В Сиане самолет заправили бензином. Поднявшись с аэродрома, он сделал круг над городом, потом второй, набирая высоту. Стрелка высотомера показала три километра. Далеко внизу осталась Пагода диких гусей и сами гуси. Летчик повел самолет прямо на юг. В нос мотора упиралось солнце. Под крылом появились позолоченные острые горные шпили, голые гребни гор. Временами возникали мохнатые с ног до головы кряжи. Это был знаменитый Циньлинский хребет, который делит страну на Северный и Южный Китай. По обеим сторонам хребта лежат земли, совершенно различные по климату, по природе и даже по быту населения.
С давних времен север и юг были связаны друг с другом только тропами. Потом было сооружено Сычуань-Шэньсийское шоссе. Но что мог сделать этот ручеек в общении двух океанов! В Пекине нам сказали, что сейчас через Циньлинский хребет прокладывается железная дорога. На сооружении ее трудятся сто тысяч человек. Сто тысяч! Пробито двести восемьдесят шесть туннелей, воздвигнуто около тысячи мостов. И это на протяжении всего лишь пятисот пятидесяти километров. Возможно, мы летели над этой рождающейся трассой, которая вот-вот вздохнет и наполнит жизнью горы. Но, конечно, с высоты трех тысяч метров увидеть ее было невозможно. Перед нами беспрерывно плыли, как на кинопленке, разбросанные в хаотическом беспорядке суровые отроги хребта. И когда уже казалось, что конца-края им не будет, бортмеханик вышел из кабины и сказал через переводчика:
– Северный склон кончается.
На «кинопленке» мелькнули последние кадры: высокие каменные нагромождения, изрезанные глубокими, острыми ущельями. И сразу же появились пологие увалы. Начался южный склон Циньлина.
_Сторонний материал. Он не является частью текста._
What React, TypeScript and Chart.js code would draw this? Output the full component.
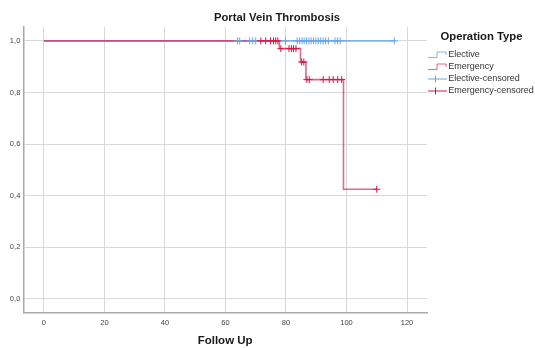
import React, { useEffect, useRef } from "react";
import { Chart, registerables } from "chart.js";

Chart.register(...registerables);

const chartTitle = "Portal Vein Thrombosis";
const xAxisTitle = "Follow Up";
const legendTitle = "Operation Type";
const legendLabels = ["Elective", "Emergency", "Elective-censored", "Emergency-censored"];

const xTicks = [0, 20, 40, 60, 80, 100, 120];
const yTicks = [0, 0.2, 0.4, 0.6, 0.8, 1.0];
const yTickLabels = ["0,0", "0,2", "0,4", "0,6", "0,8", "1,0"];

// Kaplan-Meier step points (time, cumulative survival)
const electiveTimes = [0, 115.8];
const electiveSurv = [1, 1];
const emergencyTimes = [0, 77.8, 84.8, 86.6, 99.0, 110.0];
const emergencySurv = [1, 0.97, 0.918, 0.85, 0.425, 0.425];

// Censored observations
const electiveCensTimes = [64.0, 64.7, 68.0, 69.0, 70.0, 79.8, 83.7, 84.5, 85.3, 86.0, 86.8, 87.6, 88.3, 89.1, 89.9, 90.7, 91.5, 92.3, 93.1, 94.0, 96.2, 97.0, 97.9, 115.8];
const electiveCensSurv = electiveCensTimes.map(() => 1);
const emergencyCensTimes1 = [71.7, 73.3, 74.9, 75.9, 76.6, 77.3];
const emergencyCensTimes2 = [78.3, 81.0, 81.8, 82.5, 83.3];
const emergencyCensTimes3 = [85.2, 85.9];
const emergencyCensTimes4 = [86.9, 87.7, 92.3, 94.3, 95.6, 97.1, 98.4];
const emergencyCensTimes5 = [110.0];

const BLUE_LINE = "rgba(120,172,232,0.9)";
const RED_LINE = "rgba(214,40,86,0.7)";
const BLUE_MARK = "#6aa6e6";
const RED_MARK = "#d21848";

const FONT = "'Liberation Sans', Arial, sans-serif";

export default function App() {
  const ref = useRef<HTMLCanvasElement | null>(null);

  useEffect(() => {
    if (!ref.current) return;
    const emergencyCens = [
      ...emergencyCensTimes1.map((x) => ({ x, y: 1 })),
      ...emergencyCensTimes2.map((x) => ({ x, y: emergencySurv[1] })),
      ...emergencyCensTimes3.map((x) => ({ x, y: emergencySurv[2] })),
      ...emergencyCensTimes4.map((x) => ({ x, y: emergencySurv[3] })),
      ...emergencyCensTimes5.map((x) => ({ x, y: emergencySurv[4] })),
    ];

    const overlay = {
      id: "overlay",
      afterDraw(chart: any) {
        const ctx = chart.ctx;
        const area = chart.chartArea;
        ctx.save();
        ctx.fillStyle = "#1a1a1a";
        ctx.textBaseline = "middle";
        ctx.textAlign = "center";
        ctx.font = `bold 11.3px ${FONT}`;
        ctx.fillText(chartTitle, 277, 18);
        ctx.font = `bold 11.5px ${FONT}`;
        ctx.fillText(xAxisTitle, (area.left + area.right) / 2, 341);
        ctx.textAlign = "left";
        ctx.font = `bold 11.3px ${FONT}`;
        ctx.fillText(legendTitle, 440.5, 37);
        ctx.font = `9px ${FONT}`;
        const ys = [55, 67, 79, 91];
        const cols = [BLUE_LINE, RED_LINE, BLUE_MARK, RED_MARK];
        ys.forEach((y, i) => {
          ctx.strokeStyle = cols[i];
          ctx.lineWidth = 1;
          ctx.beginPath();
          if (i < 2) {
            ctx.moveTo(428, y + 2.5);
            ctx.lineTo(437, y + 2.5);
            ctx.lineTo(437, y - 3);
            ctx.lineTo(446, y - 3);
            ctx.lineTo(446, y);
          } else {
            ctx.moveTo(428, y);
            ctx.lineTo(447, y);
            ctx.moveTo(435.5, y - 3.5);
            ctx.lineTo(435.5, y + 3.5);
          }
          ctx.stroke();
          ctx.fillStyle = "#333";
          ctx.fillText(legendLabels[i], 448.3, y);
        });
        ctx.restore();
      },
    };

    const chart = new Chart(ref.current, {
      type: "scatter",
      data: {
        datasets: [
          {
            label: legendLabels[0],
            data: electiveTimes.map((x, i) => ({ x, y: electiveSurv[i] })),
            showLine: true,
            stepped: true,
            borderColor: BLUE_LINE,
            borderWidth: 1.6,
            pointRadius: 0,
            order: 4,
          },
          {
            label: legendLabels[1],
            data: emergencyTimes.map((x, i) => ({ x, y: emergencySurv[i] })),
            showLine: true,
            stepped: true,
            borderColor: RED_LINE,
            borderWidth: 1.6,
            pointRadius: 0,
            order: 3,
          },
          {
            label: legendLabels[2],
            data: electiveCensTimes.map((x, i) => ({ x, y: electiveCensSurv[i] })),
            pointStyle: "cross",
            pointRadius: 3.5,
            borderColor: BLUE_MARK,
            borderWidth: 1,
            order: 2,
          },
          {
            label: legendLabels[3],
            data: emergencyCens,
            pointStyle: "cross",
            pointRadius: 3.5,
            borderColor: RED_MARK,
            borderWidth: 1,
            order: 1,
          },
        ],
      },
      options: {
        animation: false,
        responsive: false,
        events: [],
        layout: { padding: { left: 0, top: 26.7, right: 108, bottom: 0 } },
        plugins: { legend: { display: false }, title: { display: false }, tooltip: { enabled: false } },
        scales: {
          x: {
            type: "linear",
            min: -6.8,
            max: 126.6,
            afterBuildTicks: (s: any) => {
              s.ticks = xTicks.map((v) => ({ value: v }));
            },
            afterFit: (s: any) => {
              s.height = 348 - 312.3;
            },
            grid: { color: "#d8d8d8", lineWidth: 1, drawTicks: false },
            border: { color: "#aaaaaa", width: 1.5 },
            ticks: { padding: 6, color: "#444", font: { family: FONT, size: 7.5 }, maxRotation: 0 },
          },
          y: {
            type: "linear",
            min: -0.052,
            max: 1.055,
            afterBuildTicks: (s: any) => {
              s.ticks = yTicks.map((v) => ({ value: v }));
            },
            afterFit: (s: any) => {
              s.width = 23.3;
            },
            grid: { color: "#d8d8d8", lineWidth: 1, drawTicks: false },
            border: { color: "#aaaaaa", width: 1.5 },
            ticks: {
              padding: 3,
              color: "#444",
              font: { family: FONT, size: 7.5 },
              callback: (_v: any, i: number) => yTickLabels[i],
            },
          },
        },
      },
      plugins: [overlay],
    });
    return () => chart.destroy();
  }, []);

  return (
    <div style={{ position: "absolute", left: 0, top: 0, width: 535, height: 348, background: "#fff" }}>
      <canvas ref={ref} width={535} height={348} style={{ width: 535, height: 348 }} />
    </div>
  );
}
Навстречу ползли облака. Головное появилось под мотором, скользнуло по хвосту и пошло дальше. За ним распластались по небу, словно отары белых овец, тысячи других облаков и закрыли землю. Они были белыми и идеально чистыми, как лебяжий пух. Некоторые мохнато вздыбливались, напоминая фонтаны.
Облака пролетели, когда самолет был уже над широкой долиной. Мы с удивлением смотрели на землю: совершенно иной пейзаж, как будто попали на другую планету. Сначала я ничего не мог понять. Казалось, был потоп. Вода с долины схлынула, но во всех ложбинах еще осталась. Ложбин виднелось великое множество. Сверху они казались склеенными осколками разбитого зеркала. Тень самолета отражалась то в одном, то в другом из этих осколков.